Thinking them in
I've been coming across some apologetics material lately, comparing 2 different schools of thought, both rooted in Reformed theology. Let's take a look...
1. Classical, or evidential - rooted in Benjamin Breckenridge Warfield, and modern advocates like RC Sproul, this school uses reason to argue with unbelievers for the existence of God and authenticity of the Scriptures, using evidence. It assumes there is enough sound reason with the unbeliever to communicate a convincing argument to him, which can at least set him to wondering.
2. Presuppositional - finding its roots in Abraham Kuyper and its full incarnation in the late Cornelius Van Til and Greg Bahnsen, this school says you can't use reason as a standard to prove God's existence or the truth of Christianity, because that would make reason the ultimate standard for truth instead of Christ. But if you start by presupposing (thus the name) the truth of God's revelation in the Christian Scriptures, you then have a proper perspective of reason from which to conclude other things God has revealed.
The classical school critiques the presuppositional school for simply begging the question of God's revelation, providing no logical support for it.

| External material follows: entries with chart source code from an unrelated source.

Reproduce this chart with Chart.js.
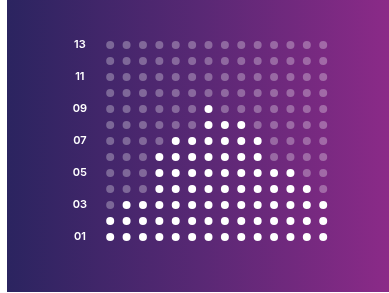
<!DOCTYPE html>
<html>
<head>
<meta charset="utf-8">
<script src="https://cdn.jsdelivr.net/npm/chart.js@4.4.0/dist/chart.umd.min.js"></script>
<style>
html,body{margin:0;padding:0;background:#fff;}
#wrap{width:389px;height:293px;position:relative;}
</style>
</head>
<body>
<div id="wrap"><canvas id="c" width="389" height="293"></canvas></div>
<script>
const columns = [1,2,3,4,5,6,7,8,9,10,11,12,13,14];
const heights = [2,3,3,6,7,7,9,8,8,7,5,5,4,3];
const rowCount = 13;
const yTickLabels = ['01','','03','','05','','07','','09','','11','','13'];

const points = [];
const colors = [];
columns.forEach((c, i) => {
  for (let r = 1; r <= rowCount; r++) {
    points.push({x: c, y: r});
    colors.push(r <= heights[i] ? '#ffffff' : 'rgba(255,255,255,0.3)');
  }
});

const bgPlugin = {
  id: 'bg',
  beforeDraw(chart) {
    const ctx = chart.ctx;
    const g = ctx.createLinearGradient(7, 0, 389, 0);
    g.addColorStop(0, '#2b2460');
    g.addColorStop(0.5, '#582874');
    g.addColorStop(1, '#8b2a88');
    ctx.save();
    ctx.fillStyle = g;
    ctx.fillRect(7, 0, 382, 292);
    ctx.restore();
  }
};

new Chart(document.getElementById('c'), {
  type: 'scatter',
  data: {
    datasets: [{
      data: points,
      pointBackgroundColor: colors,
      pointBorderWidth: 0,
      pointRadius: 4,
      pointHoverRadius: 4
    }]
  },
  options: {
    responsive: false,
    animation: false,
    events: [],
    layout: {padding: {left: 42, right: 57.6, top: 37, bottom: 48}},
    plugins: {legend: {display: false}, tooltip: {enabled: false}},
    scales: {
      x: {type: 'linear', min: 0.5, max: 14.5, display: false},
      y: {
        type: 'linear', min: 0.5, max: 13.5,
        afterFit(s) { s.width = 60; },
        afterBuildTicks(s) {
          s.ticks = yTickLabels.map((l, i) => ({value: i + 1}));
        },
        grid: {display: false, drawTicks: false},
        border: {display: false},
        ticks: {
          color: '#ffffff',
          padding: 15,
          crossAlign: 'center',
          autoSkip: false,
          font: {family: 'Inter', size: 11, weight: '600'},
          callback: (v) => yTickLabels[Math.round(v) - 1] || ''
        }
      }
    }
  },
  plugins: [bgPlugin]
});
</script>
</body>
</html>
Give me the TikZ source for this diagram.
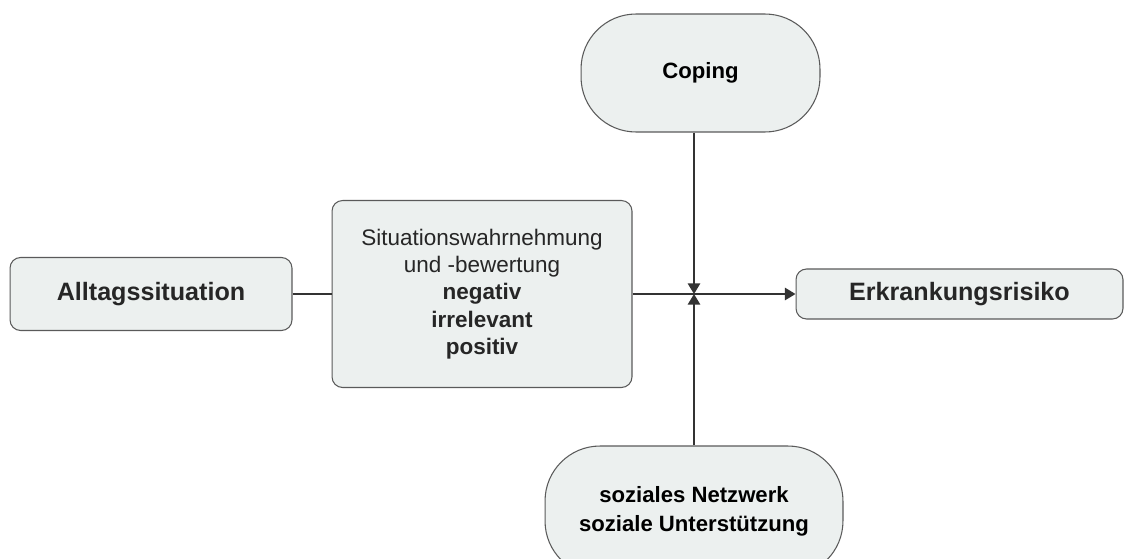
\documentclass[tikz,border=0pt]{standalone}
\usepackage{fontspec}
\setmainfont{Liberation Sans}
\usetikzlibrary{arrows.meta,positioning}
\definecolor{boxfill}{HTML}{ECF0EF}
\definecolor{boxline}{HTML}{5A5A5A}
\definecolor{linkline}{HTML}{333333}
\tikzset{
  box/.style={draw=boxline, fill=boxfill, rounded corners=6pt, line width=0.6pt,
    inner sep=0pt, align=center, text=black!85,
    font=\fontsize{14.3}{17}\selectfont\bfseries},
  pill/.style={box, rounded corners=1.1cm, font=\fontsize{12.6}{16.5}\selectfont\bfseries},
  link/.style={draw=linkline, line width=0.9pt},
  tip/.style={-{Triangle[length=6pt,width=7pt]}}
}
\begin{document}
\begin{tikzpicture}[x=0.02cm,y=-0.02cm]
\clip (0,0) rectangle (1125,558);
\fill[white] (0,0) rectangle (1125,558);

\node[box, minimum width=5.64cm, minimum height=1.46cm] (alltag) at (151,294) {Alltagssituation};
\node[box, minimum width=6cm, minimum height=3.74cm,
  font=\fontsize{12.8}{15.6}\selectfont] (sit) at (482,294)
  {Situationswahrnehmung\\und -bewertung\\\textbf{negativ}\\\textbf{irrelevant}\\\textbf{positiv}};
\node[box, minimum width=6.54cm, minimum height=1cm] (erk) at (959.5,294) {Erkrankungsrisiko};
\node[pill, minimum width=4.78cm, minimum height=2.36cm, text=black] (coping) at (700.5,73) {Coping};
\node[pill, minimum width=5.96cm, minimum height=2.6cm, text=black] (netz) at (694,511)
  {soziales Netzwerk\\soziale Unterstützung};

\coordinate (cross) at (694,294);

\draw[link] (alltag.east) -- (sit.west);
\draw[link,tip] (sit.east) -- (erk.west);
\draw[link,tip] (cross |- coping.south) -- (cross);
\draw[link,tip] (cross |- netz.north) -- (cross);
\end{tikzpicture}
\end{document}
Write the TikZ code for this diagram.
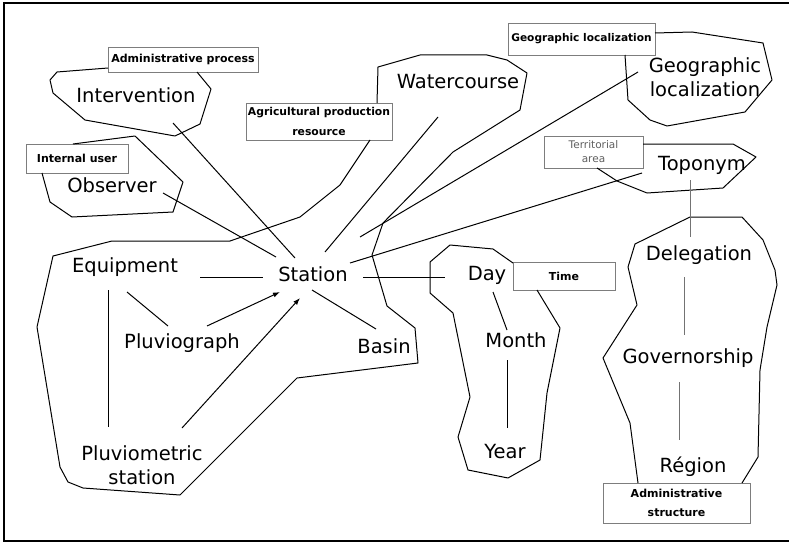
\documentclass[tikz,border=0pt]{standalone}
\usepackage{fontspec}
\setmainfont{DejaVu Sans}
\usetikzlibrary{calc,arrows.meta}
\definecolor{boxgray}{RGB}{125,125,125}
\definecolor{linkgray}{RGB}{115,115,115}
\definecolor{textgray}{RGB}{95,95,95}
\begin{document}
\begin{tikzpicture}[x=1pt,y=-1pt,
  lbl/.style={inner sep=0pt,align=center,font=\fontsize{19.5}{24}\selectfont},
  tag/.style={draw=boxgray,line width=0.8pt,inner sep=0pt,align=center,
              font=\fontsize{11}{18.5}\selectfont\bfseries},
  outline/.style={line width=1pt,line join=round},
  conn/.style={line width=1pt},
  softconn/.style={line width=1pt,draw=linkgray},
  arr/.style={line width=1pt,-{Latex[length=7pt,width=5pt]}}]
\useasboundingbox (0,0) rectangle (789,543);

% frame
\draw[line width=1.2pt] (789,3) -- (4,3) -- (4,541) -- (789,541);

% tag boxes
\node[tag,minimum width=150pt,minimum height=25pt] (tadmproc) at (183,59.5) {Administrative process};
\node[tag,minimum width=102pt,minimum height=29pt] (tintuser) at (77,158.5) {Internal user};
\node[tag,minimum width=146pt,minimum height=37pt,font=\fontsize{10.8}{19.5}\selectfont\bfseries] (tagri) at (319,121.5) {Agricultural production\\resource};
\node[tag,minimum width=147pt,minimum height=32pt,font=\fontsize{10.6}{18}\selectfont\bfseries] (tgeo) at (581.5,39) {Geographic localization};
\node[tag,minimum width=99pt,minimum height=32pt,font=\fontsize{10.5}{14}\selectfont,text=textgray] (tterr) at (593.5,152) {Territorial\\area};
\node[tag,minimum width=102pt,minimum height=28pt] (ttime) at (564,276) {Time};
\node[tag,minimum width=147pt,minimum height=40pt] (tadmstr) at (676.5,503) {Administrative\\structure};

% grouping outlines
\draw[outline] (197,72) -- (211,89) -- (200,124) -- (175,136) -- (85,120) -- (53,93)
  -- (50,80) -- (57,72) -- (108,68);
\draw[outline] (42,173) -- (50,202) -- (72,217) -- (173,212) -- (183,182) -- (135,136) -- (73,144);
\draw[outline] (370,140) -- (340,185) -- (300,217) -- (230,241) -- (112,241) -- (53,256)
  -- (37,327) -- (60,467) -- (68,482) -- (83,488) -- (180,495) -- (297,378) -- (418,363)
  -- (415,328) -- (387,306) -- (372,255) -- (383,223) -- (453,152) -- (520,110) -- (527,73)
  -- (507,60) -- (487,55) -- (420,55) -- (378,67) -- (377,103);
\draw[outline] (655,33) -- (692,32) -- (763,43) -- (772,80) -- (745,112) -- (667,126)
  -- (650,120) -- (628,100) -- (625,55);
\draw[outline] (643,144) -- (733,144) -- (756,157) -- (723,188) -- (647,193) -- (617,181) -- (597,168);
\draw[outline] (513,263) -- (493,249) -- (450,245) -- (430,262) -- (430,293) -- (453,313)
  -- (470,397) -- (458,437) -- (468,470) -- (508,478) -- (540,460) -- (547,393) -- (560,328) -- (537,290);
\draw[outline] (638,483) -- (630,423) -- (603,358) -- (637,305) -- (628,267) -- (635,244)
  -- (690,217) -- (742,217) -- (763,240) -- (775,270) -- (777,285) -- (767,327) -- (760,370)
  -- (758,457) -- (742,483);

% concepts
\node[lbl] (station) at (313,274) {Station};
\node[lbl] (interv) at (136,95) {Intervention};
\node[lbl] (observer) at (112,185) {Observer};
\node[lbl] (water) at (458,82) {Watercourse};
\node[lbl] (geo) at (705,77) {Geographic\\localization};
\node[lbl] (topo) at (702,165) {Toponym};
\node[lbl] (equip) at (125,267) {Equipment};
\node[lbl] (pluvio) at (182,343) {Pluviograph};
\node[lbl] (pstation) at (142,465) {Pluviometric\\station};
\node[lbl] (basin) at (384,346) {Basin};
\node[lbl] (day) at (487,275) {Day};
\node[lbl] (month) at (516,340) {Month};
\node[lbl] (year) at (505,452) {Year};
\node[lbl] (deleg) at (699,255) {Delegation};
\node[lbl] (gov) at (688,358) {Governorship};
\node[lbl] (region) at (693,467) {Région};

% links around the station
\draw[conn] ($(interv)+(37,28)$) -- ($(station)+(-18,-16)$);
\draw[conn] ($(observer)+(51,8)$) -- ($(station)+(-37,-17)$);
\draw[conn] ($(water)+(-20,35)$) -- ($(station)+(12,-22)$);
\draw[conn] ($(geo)+(-67,-5)$) -- ($(station)+(47,-37)$);
\draw[conn] ($(topo)+(-60,8)$) -- ($(station)+(37,-11)$);
\draw[conn] ($(station)+(50,3)$) -- ($(day)+(-42,2)$);
\draw[conn] ($(station)+(-1,16)$) -- ($(basin)+(-8,-17)$);
\draw[conn] ($(equip)+(75,10)$) -- ($(station)+(-50,3)$);
\draw[arr] ($(pluvio)+(25,-17)$) -- ($(station)+(-33,18)$);
\draw[arr] ($(pstation)+(40,-37)$) -- ($(station)+(-13,24)$);

% equipment links
\draw[conn] ($(equip)+(2,25)$) -- ($(pluvio)+(-14,-17)$);
\draw[conn] ($(equip)+(-17,23)$) -- ($(pstation)+(-34,-38)$);

% time links
\draw[conn] ($(day)+(6,17)$) -- ($(month)+(-9,-10)$);
\draw[conn] ($(month)+(-9,20)$) -- ($(year)+(2,-24)$);

% administrative links
\draw[softconn] ($(topo)+(-12,15)$) -- ($(deleg)+(-9,-18)$);
\draw[softconn] ($(deleg)+(-15,22)$) -- ($(gov)+(-4,-23)$);
\draw[softconn] ($(gov)+(-9,24)$) -- ($(region)+(-14,-27)$);
\end{tikzpicture}
\end{document}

Personally, I'm firmly in the "undecided" camp, here. I think there's some truth in both, but the question seems to hinge on how sound our reason is. It is fallen, and thus, as the presupp-ers like to point out, "The man without the Spirit does not accept the things that come from the Spirit of God, for they are foolishness to him, and he cannot understand them" (1 Cor 2:14). They take this verse as a description of the condition of fallen reason. Incapable of discerning spiritual things. Okay, but the image of God within us (reason being part of that image) is not obliterated in the fall. It's in pieces and may not work well, but unbelievers can add, run experiments, even send ships into space it seems. They have enough reason left within them, and God communicated clearly enough for them to get it. But they have rejected it, and only THEN did their thinking become futile (Rom 1:19-21).
I would compare this to discussions about how effective the sacraments are. I believe they are means which communicate grace to the believer. They nourish a pre-existent faith, they don't create it. Yet without it, we have little support for our faith (unless God nourishes us through other means, which He can and does do). Same with how effective reason is in one's coming to faith in Jesus. Reason does have a helping role to play, but it isn't the establishing standard and starting point.
That probably puts me in the presupp. camp, essentially, but I'm quite uncomfy with many of their derisions of classical folks.
When talking with an unbeliever, pray for them, try to communicate what you believe and why, and feel free to use reason in the discussion if you sense that is a primary standard for him. You need to answer people's objections. This is a means of evangelism God has given us to use, not despise. "To those not having the law I became like one not having the law (though I am not free from God’s law but am under Christ’s law), so as to win those not having the law" (1 Cor 9:21). You can easily translate this: to those who take reason as the standard for their beliefs, I became as one who does the same. Of course that might lead you to Eccleasiastes 2 with them (reason alone will lead to nihilism), but at least you're talking with them.